Monday, April 14, 2008

What About The Rest Of Us?

Yesterday, Barack Obama and Hillary Clinton participated in a Faith Forum in Grantham, Pennsylvania. (John McCain declined an invitation.) They answered questions about abortion, human rights, and global warming. But the most important issue concerning faith and politics never came up, so I'll phase it here:

Many people believe that an individual's faith or lack thereof is a personal matter, something private that should be kept out of the public sphere. They believe that one can easily infer candidate's values from the positions they take, and that public professions of religious belief amount to pandering. Furthermore, they look at the historical impact of religious fundamentalism -- be it Christian, Islam, or anything else -- on public policy and find it largely negative. My questions: What distinctions do you draw between personal values and religion? Are they one and the same, or is religion one of many possible influences on personal values? At what point does religious faith become an inappropriate influence on public policy? Has this ever happened with Christianity in the United States? Has it happened recently? Please cite examples...

Fred Kaplan dissects Bush's speech last week endorsing the 45-day pause in Iraq troop drawdowns requested by General Petraeus. It's an especially interesting read because the brevity of the statement allows Kaplan to parse it word-by-word in some places. For example:

Bush: "As a result of the surge, a major strategic shift has occurred. Fifteen months ago, America and the Iraqi government were on the defensive; today we have the initiative."

Kaplan: "This isn't really true. Yes, "progress"—tactical progress—has been made. But U.S. and especially Iraqi forces are still, by and large, responding to crises when and where they occur. The recent (and unusual) attempt at taking the initiative—the offensive in Basra, which Bush last week called "a defining moment"—played out badly, as Gen. David Petraeus admitted at his Senate hearing on Tuesday. The operation revealed that the Iraqi army is nowhere close to being capable of leading a major fight, and it confirmed that the Iraqi police are nearly hopeless."

Bush: "Gen. Petraeus has reported that security conditions have improved enough to withdraw all five surge brigades by the end of July."

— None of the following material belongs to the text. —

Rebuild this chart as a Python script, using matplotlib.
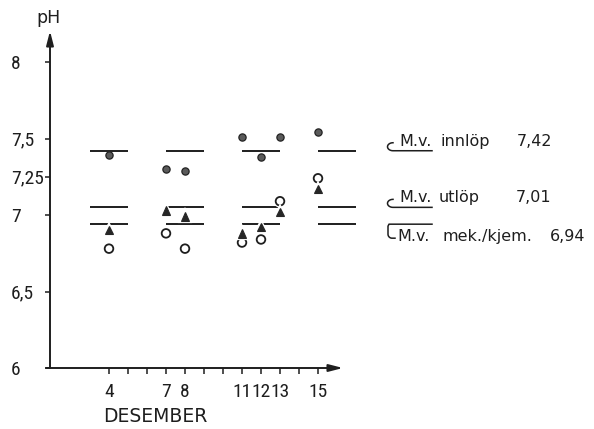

Kaplan: "I hope a few people on the speechwriting team blushed when they penned this passage. Those five surge brigades were going to pull out this July no matter what the situation in Iraq happened to be. Their 15-month tours of deployment will be up by then; they will go home; the Army has no combat brigades ready to replace them. This was always the calculation. It's the product of arithmetic, not policy."

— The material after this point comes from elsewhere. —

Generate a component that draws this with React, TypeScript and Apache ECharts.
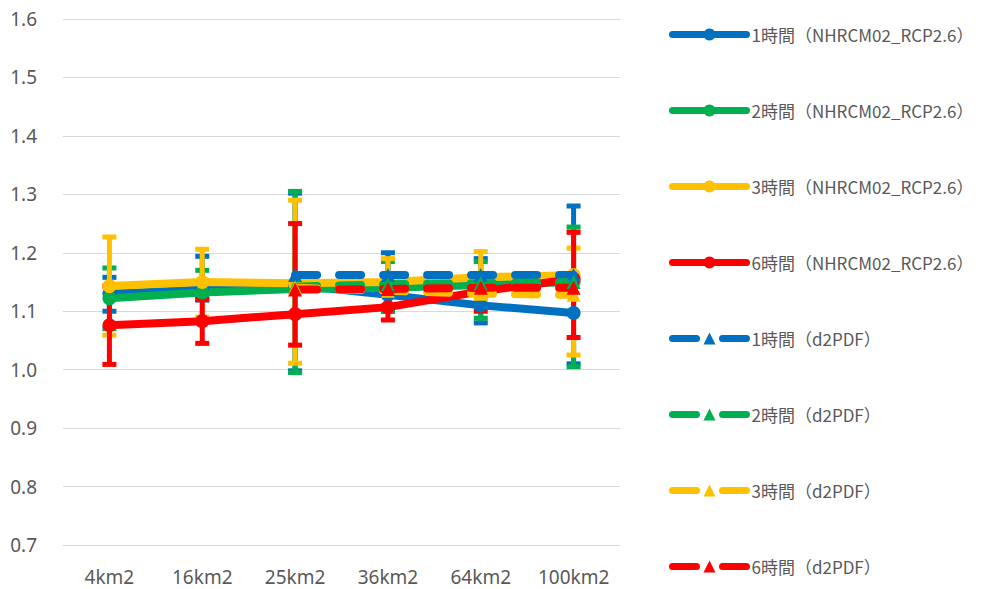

Bush: "As Iraqis assume the primary role in providing security, American forces will increasingly focus on targeted raids against the terrorists and extremists."

Kaplan: "The key word here is the first word in the sentence: "as." As the Iraqis take on "the primary role," we'll reduce our role. The Iraqis are not close to doing this now. So we won't be shifting down for the foreseeable future, either."

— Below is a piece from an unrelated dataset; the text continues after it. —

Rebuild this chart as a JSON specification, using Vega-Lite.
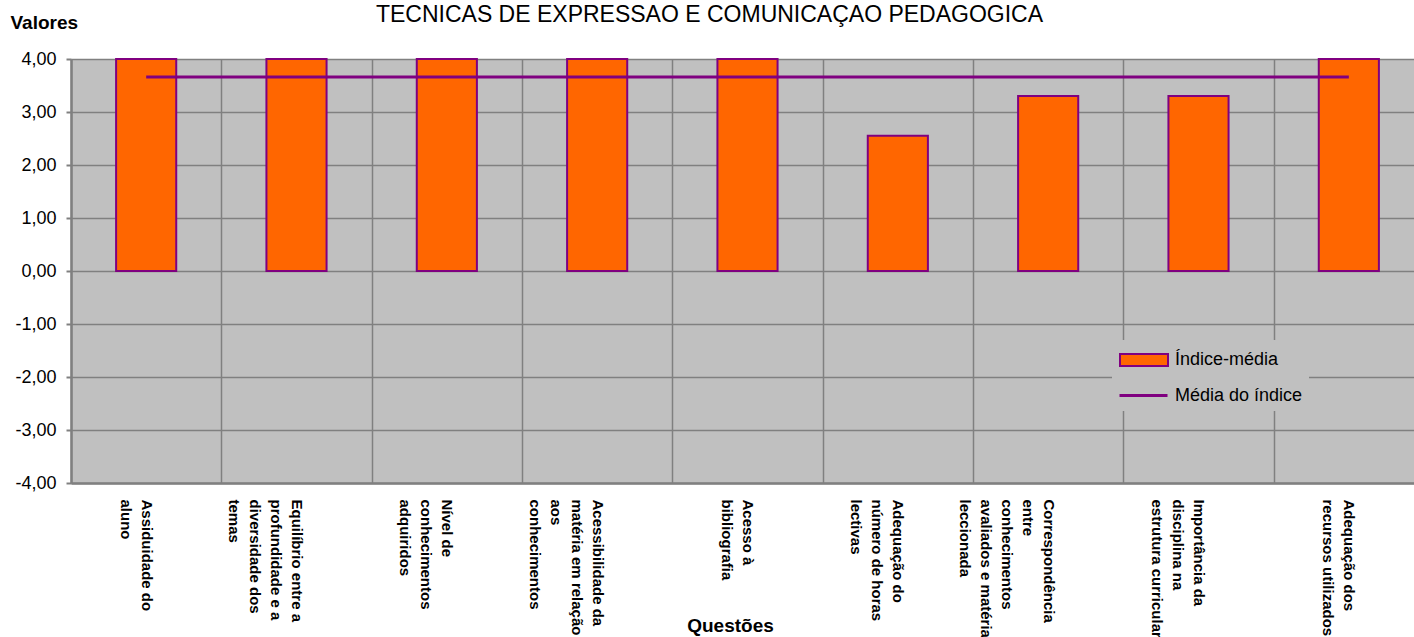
{
  "$schema": "https://vega.github.io/schema/vega-lite/v6.json",
  "width": 1353,
  "height": 424,
  "autosize": {"type": "none"},
  "padding": {"left": 71, "top": 59, "right": -10, "bottom": 154},
  "background": "white",
  "title": {
    "text": "TECNICAS DE EXPRESSAO E COMUNICAÇAO PEDAGOGICA",
    "font": "Liberation Sans",
    "fontSize": 23,
    "fontWeight": "normal",
    "color": "black",
    "anchor": "middle",
    "frame": "group",
    "baseline": "alphabetic",
    "offset": 0,
    "dx": -38,
    "dy": 32
  },
  "data": {
    "values": [
      {"q": "Assiduidade do\naluno", "indice": 4.0, "media": 3.66},
      {"q": "Equilíbrio entre a\nprofundidade e a\ndiversidade dos\ntemas", "indice": 4.0, "media": 3.66},
      {"q": "Nível de\nconhecimentos\nadquiridos", "indice": 4.0, "media": 3.66},
      {"q": "Acessibilidade da\nmatéria em relação\naos\nconhecimentos", "indice": 4.0, "media": 3.66},
      {"q": "Acesso à\nbibliografia", "indice": 4.0, "media": 3.66},
      {"q": "Adequação do\nnúmero de horas\nlectivas", "indice": 2.55, "media": 3.66},
      {"q": "Correspondência\nentre\nconhecimentos\navaliados e matéria\nleccionada", "indice": 3.3, "media": 3.66},
      {"q": "Importância da\ndisciplina na\nestrutura curricular", "indice": 3.3, "media": 3.66},
      {"q": "Adequação dos\nrecursos utilizados", "indice": 4.0, "media": 3.66}
    ]
  },
  "encoding": {
    "x": {
      "field": "q",
      "type": "nominal",
      "sort": null,
      "scale": {"paddingInner": 0, "paddingOuter": 0},
      "axis": {
        "title": "Questões",
        "labelAngle": 90,
        "labelAlign": "left",
        "labelBaseline": "middle",
        "labelExpr": "isValid(datum.value) ? split(datum.value, '\\n') : ''",
        "labelFont": "Liberation Sans",
        "labelFontSize": 15,
        "labelFontWeight": "bold",
        "labelColor": "black",
        "labelLineHeight": 21,
        "labelPadding": 16,
        "labelLimit": 1000,
        "labelOverlap": false,
        "ticks": false,
        "tickBand": "extent",
        "grid": true,
        "gridColor": "#808080",
        "gridWidth": 1.5,
        "domainColor": "#808080",
        "domainWidth": 2.5,
        "titleX": 659,
        "titleY": 142,
        "titleBaseline": "middle",
        "titleAlign": "center",
        "titleFont": "Liberation Sans",
        "titleFontSize": 19,
        "titleFontWeight": "bold",
        "titleColor": "black",
        "encode": {
          "labels": {
            "update": {
              "dy": {"signal": "isValid(datum.value) ? -(length(split(datum.value, '\\n')) - 1) * 10.5 : 0"}
            }
          }
        }
      }
    }
  },
  "layer": [
    {
      "mark": {"type": "bar", "width": {"band": 0.4}, "stroke": "#800080", "strokeWidth": 2, "opacity": 1},
      "encoding": {
        "y": {
          "field": "indice",
          "type": "quantitative",
          "scale": {"domain": [-4, 4], "nice": false},
          "axis": {
            "title": "Valores",
            "values": [-4, -3, -2, -1, 0, 1, 2, 3, 4],
            "format": ".2f",
            "labelFont": "Liberation Sans",
            "labelFontSize": 18,
            "labelColor": "black",
            "labelPadding": 10,
            "tickSize": 5,
            "tickColor": "#808080",
            "tickWidth": 2,
            "grid": true,
            "gridColor": "#808080",
            "gridWidth": 1.5,
            "domainColor": "#808080",
            "domainWidth": 2.5,
            "titleAngle": 0,
            "titleX": -61,
            "titleY": -37,
            "titleAlign": "left",
            "titleBaseline": "middle",
            "titleFont": "Liberation Sans",
            "titleFontSize": 19,
            "titleFontWeight": "bold",
            "titleColor": "black"
          }
        },
        "fill": {
          "datum": "Índice-média",
          "type": "nominal",
          "scale": {"domain": ["Índice-média"], "range": ["#FF6600"]},
          "legend": {
            "orient": "none",
            "legendX": 1041,
            "legendY": 281,
            "title": null,
            "fillColor": "#C0C0C0",
            "strokeColor": null,
            "padding": 7,
            "symbolSize": 576,
            "symbolType": "M-1,-0.5H3V0.5H-1Z",
            "symbolStrokeColor": "#800080",
            "symbolStrokeWidth": 2,
            "symbolOpacity": 1,
            "labelFont": "Liberation Sans",
            "labelFontSize": 18,
            "labelColor": "black",
            "labelOffset": 30
          }
        }
      }
    },
    {
      "mark": {"type": "line", "strokeWidth": 3},
      "encoding": {
        "y": {"field": "media", "type": "quantitative", "title": "Valores"},
        "stroke": {
          "datum": "Média do índice",
          "type": "nominal",
          "scale": {"domain": ["Média do índice"], "range": ["#800080"]},
          "legend": {
            "orient": "none",
            "legendX": 1041,
            "legendY": 317,
            "title": null,
            "fillColor": "#C0C0C0",
            "strokeColor": null,
            "padding": 6,
            "symbolSize": 576,
            "symbolType": "M-1,0H3",
            "symbolStrokeWidth": 3,
            "symbolOpacity": 1,
            "labelFont": "Liberation Sans",
            "labelFontSize": 18,
            "labelColor": "black",
            "labelOffset": 30
          }
        }
      }
    }
  ],
  "config": {
    "locale": {"number": {"decimal": ",", "thousands": ".", "grouping": [3], "currency": ["", " €"], "minus": "-"}},
    "view": {"fill": "#C0C0C0", "stroke": null},
    "font": "Liberation Sans"
  }
}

Again, read the article. It's an excellent example of how to analyze and interpret political doublespeak. That's something we really can't get enough of...

''We need to think about charging some of the high-value detainees because there could be strategic political value to charging some of these detainees before the election." Attributed to Deputy Defense Secretary Gordon England on 9/29/06, in reference to Guantanamo detainees.

It's not big news that the Bush Administration has no problem with politicizing the judicial process, nor is it big news that the MSM appears to have completely missed the impact of this story. The Nation didn't though, pointing out that "political interference at that level would lead to indictments in any other American courtroom." But, that didn't stop them in 2006 and won't stop them this year, either. As The Nation argues, "it has become painfully clear that the Administration's concern is to have not a credible, transparent trial of 9/11 conspirators but election-year convictions at any cost."

What's also painfully clear is that this Administration figured out a long time ago that a broad assault on the democratic process will numb the mainstream media to the point of ignoring it. Either that, or take advantage of the MSM's simpleminded tendency to report everything in a he said-they said context, thus conferring legitimacy on any idea no matter how harebrained or dangerous.


2 comments:

Scrumpy said...

I am always fascinated by the moral values vs. religion discussion. I am a person of no faith, yet (I like to think) I stick to my values with the best of them. I do use religion to label people, just as many religious people would label me. I am basically instantly suspicious of anyone who claims to be very religious, no matter what the religion. Haven't a great many of the world's atrocities been performed in the name of religion?

K. said...

I was raised Catholic, the stopped attending church as an adult but still considered myself vaguely RC. I returned for a while in the early Nineties and found the Church greatly changed in some ways and not changed at all in others. As it was unchanged in areas of intellectual freedom, human sexuality, and reproductive rights, I fell away again. I stopped considering myself a Catholic over the issue of stem-cell research. The beliefs and practices of religious fundamentalists combined with readings in science have pushed me to agnosticism in recent years.